The original 1984 Ghostbusters was simply a phenomenon in its time, a revelation of comedy and horror. From the director of Meatballs and Stripes, Ivan Reitman’s third go-around with Bill Murray struck absolute gold. It had much sharper wit and creativity, and the entire cast seemed born for their roles.
Needs: Genuine Scares
Although Ghostbusters II fell adamantly into a family-friendly atmosphere, the original didn’t start off that way. Our first encounter with the librarian ghost is pretty unsettling, and probably gave kids nightmares. Comedy works best when there’s contrast. If everyone is joking all the time, it has less value and effect.
The original film wasn’t exactly flawless. There’s definitely some cracks in its armor, and one of the scenes that still feels pretty out of place is Aykroyd’s relations with a ghost. Some of the other sensuality in the film works on a kooky level, but outright sex doesn’t fit.
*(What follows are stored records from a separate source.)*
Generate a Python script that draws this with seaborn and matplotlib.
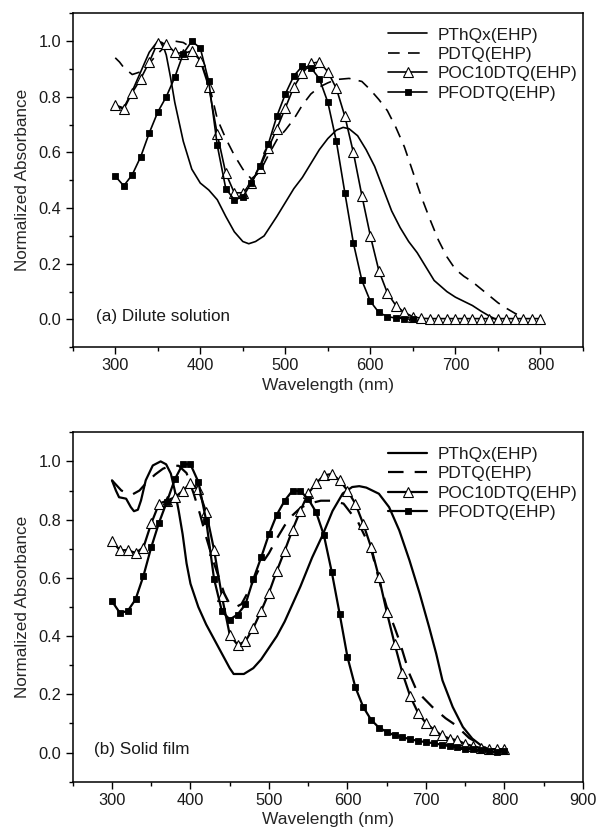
import numpy as np
import pandas as pd
import matplotlib
matplotlib.use("Agg")
import matplotlib.pyplot as plt
import seaborn as sns
from matplotlib.ticker import MultipleLocator

# ---------------- data: (a) dilute solution ----------------
a_thqx_wl = [300, 310, 320, 330, 340, 350, 355, 360, 365, 370, 380, 390, 400, 410, 420, 430, 440, 450, 457, 465,
             475, 490, 500, 510, 520, 530, 540, 550, 560, 568, 575, 585, 595, 605, 615, 625, 635, 645, 655, 665,
             675, 690, 700, 710, 720, 730, 740, 748]
a_thqx_val = [0.77, 0.76, 0.82, 0.89, 0.96, 1.0, 0.995, 0.95, 0.87, 0.78, 0.64, 0.54, 0.49, 0.465, 0.43, 0.37, 0.315, 0.28, 0.272, 0.28,
              0.30, 0.37, 0.42, 0.47, 0.51, 0.56, 0.61, 0.65, 0.68, 0.69, 0.685, 0.66, 0.61, 0.55, 0.47, 0.39, 0.33, 0.28, 0.24, 0.19,
              0.14, 0.10, 0.08, 0.065, 0.05, 0.03, 0.012, 0.0]

a_dtq_wl = [300, 305, 310, 320, 330, 340, 350, 360, 370, 380, 390, 400, 410, 420, 430, 440, 450, 460, 470, 480,
            490, 500, 510, 520, 530, 540, 550, 560, 575, 590, 600, 610, 620, 630, 640, 650, 660, 670, 680, 690,
            700, 710, 720, 730, 740, 750, 760, 770, 780]
a_dtq_val = [0.94, 0.925, 0.905, 0.88, 0.89, 0.92, 0.955, 0.985, 1.0, 0.995, 0.975, 0.93, 0.85, 0.72, 0.65, 0.59, 0.54, 0.505, 0.53, 0.59,
             0.645, 0.68, 0.72, 0.77, 0.81, 0.835, 0.85, 0.862, 0.866, 0.855, 0.825, 0.79, 0.75, 0.69, 0.62, 0.53, 0.44, 0.36, 0.285, 0.225,
             0.18, 0.155, 0.135, 0.11, 0.085, 0.06, 0.04, 0.022, 0.008]

a_poc_wl = list(range(300, 801, 10))
a_poc_val = [0.77, 0.755, 0.815, 0.865, 0.925, 0.995, 0.99, 0.96, 0.955, 0.965, 0.93, 0.835, 0.665, 0.525, 0.455, 0.455, 0.49, 0.545, 0.615, 0.685,
             0.76, 0.835, 0.885, 0.92, 0.925, 0.89, 0.83, 0.73, 0.60, 0.445, 0.30, 0.175, 0.095, 0.05, 0.025, 0.01,
             0.004, 0.003, 0.003, 0.003, 0.003, 0.003, 0.003, 0.003, 0.003, 0.003, 0.003, 0.003, 0.003, 0.003, 0.003]

a_pfo_wl = list(range(300, 651, 10))
a_pfo_val = [0.515, 0.48, 0.52, 0.585, 0.67, 0.745, 0.80, 0.87, 0.955, 1.0, 0.975, 0.855, 0.625, 0.47, 0.43, 0.44, 0.49, 0.55, 0.63, 0.73,
             0.81, 0.875, 0.91, 0.905, 0.865, 0.78, 0.64, 0.455, 0.275, 0.14, 0.065, 0.025, 0.01, 0.005, 0.003, 0.0]

# ---------------- data: (b) solid film ----------------
b_thqx_wl = [300, 305, 309, 318, 324, 328, 333, 337, 343, 352, 362, 369, 375, 380, 385, 390, 395, 400, 410, 420,
             430, 440, 450, 455, 468, 480, 490, 500, 510, 520, 530, 540, 555, 568, 581, 594, 606, 615, 624, 640,
             653, 666, 679, 692, 704, 713, 721, 734, 747, 759, 770, 780]
b_thqx_val = [0.935, 0.90, 0.877, 0.872, 0.843, 0.829, 0.834, 0.866, 0.935, 0.986, 1.0, 0.99, 0.958, 0.90, 0.83, 0.75, 0.65, 0.58, 0.50, 0.44,
              0.39, 0.34, 0.29, 0.27, 0.27, 0.29, 0.32, 0.36, 0.40, 0.45, 0.51, 0.57, 0.67, 0.745, 0.83, 0.89, 0.912, 0.915, 0.91, 0.889,
              0.843, 0.763, 0.66, 0.546, 0.431, 0.34, 0.248, 0.157, 0.088, 0.048, 0.025, 0.005]

b_dtq_wl = [300, 312, 325, 335, 345, 355, 365, 375, 385, 395, 404, 412, 420, 430, 443, 450, 458, 465, 472, 480,
            490, 500, 510, 520, 530, 540, 551, 566, 580, 595, 605, 612, 620, 630, 642, 650, 660, 666, 679, 687,
            696, 708, 725, 738, 755, 768, 780]
b_dtq_val = [0.935, 0.90, 0.885, 0.90, 0.93, 0.955, 0.975, 0.985, 0.985, 0.96, 0.89, 0.82, 0.74, 0.65, 0.547, 0.51, 0.50, 0.51, 0.545, 0.59,
             0.645, 0.685, 0.735, 0.78, 0.815, 0.84, 0.855, 0.865, 0.865, 0.855, 0.82, 0.80, 0.755, 0.70, 0.575, 0.50, 0.43, 0.385, 0.27, 0.22,
             0.19, 0.157, 0.118, 0.094, 0.05, 0.03, 0.01]

b_poc_wl = list(range(300, 801, 10))
b_poc_val = [0.727, 0.695, 0.695, 0.686, 0.704, 0.787, 0.855, 0.865, 0.877, 0.898, 0.925, 0.905, 0.825, 0.697, 0.537, 0.405, 0.37, 0.382, 0.428, 0.486,
             0.549, 0.624, 0.693, 0.765, 0.831, 0.89, 0.925, 0.952, 0.957, 0.935, 0.90, 0.855, 0.786, 0.706, 0.603, 0.483, 0.374, 0.273, 0.193, 0.136,
             0.101, 0.079, 0.059, 0.048, 0.042, 0.03, 0.022, 0.016, 0.012, 0.012, 0.012]

b_pfo_wl = list(range(300, 801, 10))
b_pfo_val = [0.52, 0.48, 0.486, 0.526, 0.606, 0.705, 0.79, 0.862, 0.938, 0.99, 0.99, 0.93, 0.797, 0.597, 0.486, 0.457, 0.474, 0.509, 0.595, 0.67,
             0.75, 0.817, 0.865, 0.90, 0.898, 0.871, 0.826, 0.746, 0.62, 0.477, 0.328, 0.225, 0.157, 0.113, 0.086, 0.071, 0.059, 0.053, 0.046, 0.04,
             0.036, 0.032, 0.027, 0.022, 0.018, 0.014, 0.012, 0.008, 0.006, 0.002, 0.005]

labels = ["PThQx(EHP)", "PDTQ(EHP)", "POC10DTQ(EHP)", "PFODTQ(EHP)"]
xticks_a = [300, 400, 500, 600, 700, 800]
xticks_b = [300, 400, 500, 600, 700, 800, 900]
yticks = [0.0, 0.2, 0.4, 0.6, 0.8, 1.0]

# ---------------- style ----------------
sns.set_theme(style="ticks")
plt.rcParams["font.family"] = ["Liberation Sans", "DejaVu Sans"]
plt.rcParams["axes.edgecolor"] = "black"
plt.rcParams["axes.linewidth"] = 1.1
plt.rcParams["text.color"] = "#1a1a1a"

fig = plt.figure(figsize=(6.02, 8.35), dpi=100)
ax_a = fig.add_axes([0.1208, 0.5841, 0.8476, 0.4000])
ax_b = fig.add_axes([0.1208, 0.0638, 0.8476, 0.4185])


def draw(ax, thqx, dtq, poc, pfo, lw, xlim, xticks, tag):
    sns.lineplot(x=thqx[0], y=thqx[1], ax=ax, color="black", lw=lw, label=labels[0], sort=False)
    sns.lineplot(x=dtq[0], y=dtq[1], ax=ax, color="black", lw=lw, label=labels[1], sort=False)
    ax.lines[-1].set_dashes((7, 5))
    sns.lineplot(x=poc[0], y=poc[1], ax=ax, color="black", lw=lw, label=labels[2], sort=False,
                 marker="^", markersize=6.5, markerfacecolor="white", markeredgecolor="black",
                 markeredgewidth=0.8)
    sns.lineplot(x=pfo[0], y=pfo[1], ax=ax, color="black", lw=lw, label=labels[3], sort=False,
                 marker="s", markersize=4.6, markerfacecolor="black", markeredgecolor="black",
                 markeredgewidth=0.6)
    ax.set_xlim(*xlim)
    ax.set_ylim(-0.1, 1.1)
    ax.set_xticks(xticks)
    ax.set_yticks(yticks)
    ax.set_yticklabels([f"{v:.1f}" for v in yticks])
    ax.xaxis.set_minor_locator(MultipleLocator(50))
    ax.yaxis.set_minor_locator(MultipleLocator(0.1))
    ax.tick_params(which="major", direction="out", length=5, width=1.0, labelsize=11.8,
                   colors="black", labelcolor="#1a1a1a", pad=3)
    ax.tick_params(which="minor", direction="out", length=3, width=1.0, colors="black")
    ax.tick_params(top=False, right=False, which="both")
    for s in ax.spines.values():
        s.set_visible(True)
        s.set_color("black")
        s.set_linewidth(1.1)
    ax.set_xlabel("Wavelength (nm)", fontsize=12.5, labelpad=3)
    ax.set_ylabel("Normalized Absorbance", fontsize=12.3, labelpad=6)
    ax.text(277, 0.012, tag, fontsize=12.3, ha="left", va="center")
    ax.legend(loc="upper right", bbox_to_anchor=(1.0, 0.973), frameon=False,
              fontsize=12.4, handlelength=2.25, handletextpad=0.63, labelspacing=0.25,
              borderaxespad=0.0, borderpad=0.3)


draw(ax_a, (a_thqx_wl, a_thqx_val), (a_dtq_wl, a_dtq_val), (a_poc_wl, a_poc_val),
     (a_pfo_wl, a_pfo_val), 1.2, (250, 850), xticks_a, "(a) Dilute solution")
draw(ax_b, (b_thqx_wl, b_thqx_val), (b_dtq_wl, b_dtq_val), (b_poc_wl, b_poc_val),
     (b_pfo_wl, b_pfo_val), 1.6, (250, 900), xticks_b, "(b) Solid film")

fig.savefig("out.png", dpi=100)
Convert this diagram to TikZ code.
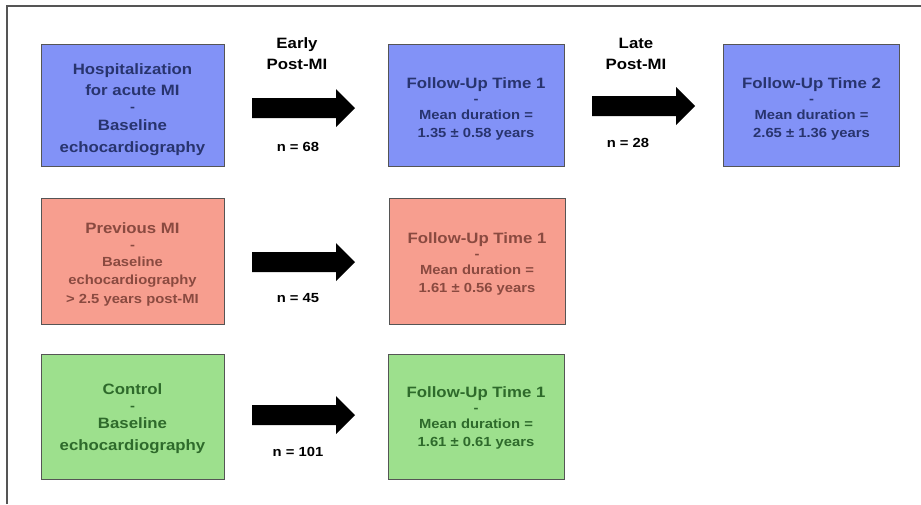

Certainly not for the target demographic of its time.
Needs: Modern Parody
Before Cabin in the Woods, which feels more like a judgmental roast than the ribbing of a horror fan, we had Ghostbusters. It turned the entire horror genre on its head, simply by understanding it so well. The story deconstructed various tropes, without being blatant and condescending about it.
When you’re making a parody, it can be very easy to accidentally lose the reins. There are dozens of parodies that end up yielding to the same issues that they intended to mock. Somehow, Ghostbusters managed to toe that line. It was goofy, and it absolutely went overboard, but it was controlled chaos.
Avoid: Blatant Messages
Ah, yes, the most divisive thing these days. The tiniest of comments can label your entertainment outrageously political. The truth is, not everything has a conspiring agenda. Everyone has become more sensitive to opinions in general. For example, being inclusive is not a tragic offense, it’s just a better mirror of the American population.